Bank of Maharashtra (MAHABANK.NS) - BCG Matrix Analysis: Stars
Stars
RETAIL HOUSING AND MORTGAGE LOANS
The retail housing and mortgage loans business is a clear star for Bank of Maharashtra, exhibiting high market growth and high relative market share within targeted affordable housing cohorts. Year-on-year credit growth stands at 24.0% as of December 2025. The segment contributes approximately 26.0% to the bank's total gross advances and records a gross non-performing asset (GNPA) ratio of 0.55%. Average loan-to-value (LTV) for this portfolio is 72%, and focused capital expenditure on automated digital sanctioning systems has improved segment return on investment (ROI) to 19.0%. Net interest margin (NIM) specific to this category is 4.1%, underpinning healthy profitability.
Key factual metrics:
| Metric | Value |
| YoY Credit Growth | 24.0% |
| Share of Gross Advances | 26.0% |
| GNPA | 0.55% |
| Average LTV | 72% |
| Segment ROI | 19.0% |
| Segment NIM | 4.1% |
| Primary Geography Focus | Tier 2 & Tier 3 cities |
Strategic focus and levers:
- Automated digital sanctioning systems deployed across 480 branches to reduce turn-around-time and improve conversion rates.
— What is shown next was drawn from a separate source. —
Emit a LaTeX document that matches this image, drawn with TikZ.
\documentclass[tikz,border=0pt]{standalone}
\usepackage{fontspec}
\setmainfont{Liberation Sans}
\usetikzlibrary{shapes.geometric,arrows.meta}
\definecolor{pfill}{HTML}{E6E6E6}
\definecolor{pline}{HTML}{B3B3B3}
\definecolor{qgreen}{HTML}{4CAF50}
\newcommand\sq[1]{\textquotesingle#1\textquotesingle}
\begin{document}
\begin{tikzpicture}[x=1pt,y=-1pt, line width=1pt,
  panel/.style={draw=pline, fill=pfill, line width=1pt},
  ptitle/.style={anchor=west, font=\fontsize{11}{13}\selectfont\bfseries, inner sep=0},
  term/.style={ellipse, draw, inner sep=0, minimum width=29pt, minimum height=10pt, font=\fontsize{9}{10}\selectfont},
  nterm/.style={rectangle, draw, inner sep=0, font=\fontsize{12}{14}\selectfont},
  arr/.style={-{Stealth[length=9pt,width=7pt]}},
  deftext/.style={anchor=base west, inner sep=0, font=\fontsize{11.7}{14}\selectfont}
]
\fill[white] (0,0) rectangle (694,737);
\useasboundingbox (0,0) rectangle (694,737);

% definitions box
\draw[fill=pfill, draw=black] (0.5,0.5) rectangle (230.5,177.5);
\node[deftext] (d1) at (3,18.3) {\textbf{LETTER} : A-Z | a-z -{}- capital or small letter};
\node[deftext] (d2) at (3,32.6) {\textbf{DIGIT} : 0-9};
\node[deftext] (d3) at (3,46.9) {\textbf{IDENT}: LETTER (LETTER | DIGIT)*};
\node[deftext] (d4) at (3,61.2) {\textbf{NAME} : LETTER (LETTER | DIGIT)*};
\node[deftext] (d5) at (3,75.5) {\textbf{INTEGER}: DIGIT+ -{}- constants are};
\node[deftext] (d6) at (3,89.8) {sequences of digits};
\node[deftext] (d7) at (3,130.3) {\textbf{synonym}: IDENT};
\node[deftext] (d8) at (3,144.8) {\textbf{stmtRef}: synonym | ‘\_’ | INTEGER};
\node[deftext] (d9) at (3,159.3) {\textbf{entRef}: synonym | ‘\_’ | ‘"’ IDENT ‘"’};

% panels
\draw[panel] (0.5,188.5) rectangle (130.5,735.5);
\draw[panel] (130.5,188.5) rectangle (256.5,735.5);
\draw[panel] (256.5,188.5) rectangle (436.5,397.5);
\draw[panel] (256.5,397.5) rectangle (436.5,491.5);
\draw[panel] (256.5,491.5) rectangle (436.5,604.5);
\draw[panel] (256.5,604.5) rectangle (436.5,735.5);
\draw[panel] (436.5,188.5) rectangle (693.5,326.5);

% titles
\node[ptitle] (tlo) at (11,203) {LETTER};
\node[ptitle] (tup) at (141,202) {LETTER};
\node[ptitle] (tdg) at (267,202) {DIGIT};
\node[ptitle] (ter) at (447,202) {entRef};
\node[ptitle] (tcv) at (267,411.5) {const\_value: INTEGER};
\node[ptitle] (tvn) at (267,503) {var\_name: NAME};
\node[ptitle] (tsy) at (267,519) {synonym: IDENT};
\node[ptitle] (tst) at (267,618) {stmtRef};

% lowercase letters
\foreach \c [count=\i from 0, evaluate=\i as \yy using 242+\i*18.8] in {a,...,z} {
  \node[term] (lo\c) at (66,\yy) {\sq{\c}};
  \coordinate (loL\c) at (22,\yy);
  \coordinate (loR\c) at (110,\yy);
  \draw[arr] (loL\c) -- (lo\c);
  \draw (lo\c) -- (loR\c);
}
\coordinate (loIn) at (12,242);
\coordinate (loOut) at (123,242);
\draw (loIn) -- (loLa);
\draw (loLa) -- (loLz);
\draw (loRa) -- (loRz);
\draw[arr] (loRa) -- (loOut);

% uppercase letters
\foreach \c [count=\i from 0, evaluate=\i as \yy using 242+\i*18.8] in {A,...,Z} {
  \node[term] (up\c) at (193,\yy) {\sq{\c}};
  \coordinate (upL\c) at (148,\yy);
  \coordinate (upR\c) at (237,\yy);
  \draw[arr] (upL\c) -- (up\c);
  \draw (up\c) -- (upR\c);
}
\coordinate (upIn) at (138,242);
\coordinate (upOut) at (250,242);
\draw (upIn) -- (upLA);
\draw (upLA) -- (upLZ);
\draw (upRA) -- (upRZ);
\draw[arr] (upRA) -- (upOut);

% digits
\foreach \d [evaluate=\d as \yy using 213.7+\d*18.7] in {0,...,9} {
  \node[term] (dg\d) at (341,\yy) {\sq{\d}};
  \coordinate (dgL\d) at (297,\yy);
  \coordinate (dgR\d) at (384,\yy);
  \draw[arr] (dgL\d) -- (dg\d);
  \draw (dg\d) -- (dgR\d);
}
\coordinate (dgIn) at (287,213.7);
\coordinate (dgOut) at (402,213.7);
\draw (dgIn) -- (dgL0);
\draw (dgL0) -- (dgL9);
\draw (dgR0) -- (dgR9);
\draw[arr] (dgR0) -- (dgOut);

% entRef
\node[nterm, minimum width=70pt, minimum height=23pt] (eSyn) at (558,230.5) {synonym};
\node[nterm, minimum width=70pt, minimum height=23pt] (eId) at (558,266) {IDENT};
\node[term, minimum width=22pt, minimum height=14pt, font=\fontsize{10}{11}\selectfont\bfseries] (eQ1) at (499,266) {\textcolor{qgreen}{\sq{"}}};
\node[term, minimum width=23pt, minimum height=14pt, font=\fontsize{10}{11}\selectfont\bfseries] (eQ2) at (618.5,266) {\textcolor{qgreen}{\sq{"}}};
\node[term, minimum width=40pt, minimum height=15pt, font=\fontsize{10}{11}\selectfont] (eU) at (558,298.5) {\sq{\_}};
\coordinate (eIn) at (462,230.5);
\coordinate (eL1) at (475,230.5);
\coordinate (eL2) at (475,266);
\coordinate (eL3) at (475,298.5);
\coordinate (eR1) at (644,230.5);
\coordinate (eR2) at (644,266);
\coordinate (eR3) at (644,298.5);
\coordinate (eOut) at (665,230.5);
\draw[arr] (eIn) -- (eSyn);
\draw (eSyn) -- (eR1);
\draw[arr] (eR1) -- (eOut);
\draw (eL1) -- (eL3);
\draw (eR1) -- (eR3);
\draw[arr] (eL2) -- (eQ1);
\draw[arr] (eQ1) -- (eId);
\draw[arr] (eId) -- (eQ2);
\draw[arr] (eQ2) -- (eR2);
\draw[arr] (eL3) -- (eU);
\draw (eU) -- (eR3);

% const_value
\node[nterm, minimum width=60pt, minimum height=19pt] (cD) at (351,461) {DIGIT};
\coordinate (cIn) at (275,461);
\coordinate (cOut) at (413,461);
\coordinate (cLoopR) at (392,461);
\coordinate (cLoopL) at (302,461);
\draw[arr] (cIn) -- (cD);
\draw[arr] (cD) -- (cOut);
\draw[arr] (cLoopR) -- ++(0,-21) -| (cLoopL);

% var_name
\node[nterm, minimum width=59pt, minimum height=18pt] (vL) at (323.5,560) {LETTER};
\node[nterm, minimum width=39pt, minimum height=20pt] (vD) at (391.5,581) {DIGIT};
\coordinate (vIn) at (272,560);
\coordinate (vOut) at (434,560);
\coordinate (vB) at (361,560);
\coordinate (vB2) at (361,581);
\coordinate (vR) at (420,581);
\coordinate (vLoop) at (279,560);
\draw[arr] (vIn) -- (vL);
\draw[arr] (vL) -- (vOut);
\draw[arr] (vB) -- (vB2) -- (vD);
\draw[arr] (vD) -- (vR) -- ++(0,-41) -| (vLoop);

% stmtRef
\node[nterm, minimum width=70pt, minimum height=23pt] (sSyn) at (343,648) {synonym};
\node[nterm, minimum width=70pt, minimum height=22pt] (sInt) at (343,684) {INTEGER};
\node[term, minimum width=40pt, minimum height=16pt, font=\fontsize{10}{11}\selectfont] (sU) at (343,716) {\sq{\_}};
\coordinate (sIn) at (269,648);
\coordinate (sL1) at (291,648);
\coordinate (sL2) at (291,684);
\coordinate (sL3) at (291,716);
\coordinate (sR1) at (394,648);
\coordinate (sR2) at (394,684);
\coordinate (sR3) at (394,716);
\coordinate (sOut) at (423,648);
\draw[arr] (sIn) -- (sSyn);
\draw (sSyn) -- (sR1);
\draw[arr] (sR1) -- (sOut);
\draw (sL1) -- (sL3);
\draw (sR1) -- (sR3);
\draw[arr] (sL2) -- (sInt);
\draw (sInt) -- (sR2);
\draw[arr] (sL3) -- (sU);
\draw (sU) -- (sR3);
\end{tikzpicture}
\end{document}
- Targeted affordable-housing products with tiered pricing to protect yields while growing market share.
- Cross-sell mortgage-linked deposits and insurance to improve per-customer revenue.
MSME SECTOR CREDIT EXPANSION
The MSME portfolio is a star with a 12-month market growth rate of 21.0% and now represents 22.0% of the bank's total loan book. The portfolio benefits from government-backed credit guarantee schemes that reduce credit risk and improve approval velocity. The bank holds an estimated 12.0% market share in MSME lending within Maharashtra. Yield on advances for MSME lending has reached 9.4%, contributing materially to net interest income. Strategic emphasis on schemes such as Pradhan Mantri Mudra Yojana has expanded the segment to a size exceeding ₹35,000 crore by end-2025.
| Metric | Value |
| 12-month Market Growth | 21.0% |
| Share of Loan Book | 22.0% |
| State Market Share (Maharashtra) | 12.0% |
| Yield on Advances | 9.4% |
| Segment Size | ₹35,000 crore+ |
| Support Mechanisms | Government Credit Guarantee Schemes |
Strategic focus and levers:
- Scaling digital onboarding and e-KYC to reduce acquisition cost per MSME account by an estimated 18%.
- Leveraging government guarantee schemes to improve sanction rates and expand risk appetite.
- Product bundling with current accounts, supply-chain finance and working capital lines to increase wallet share.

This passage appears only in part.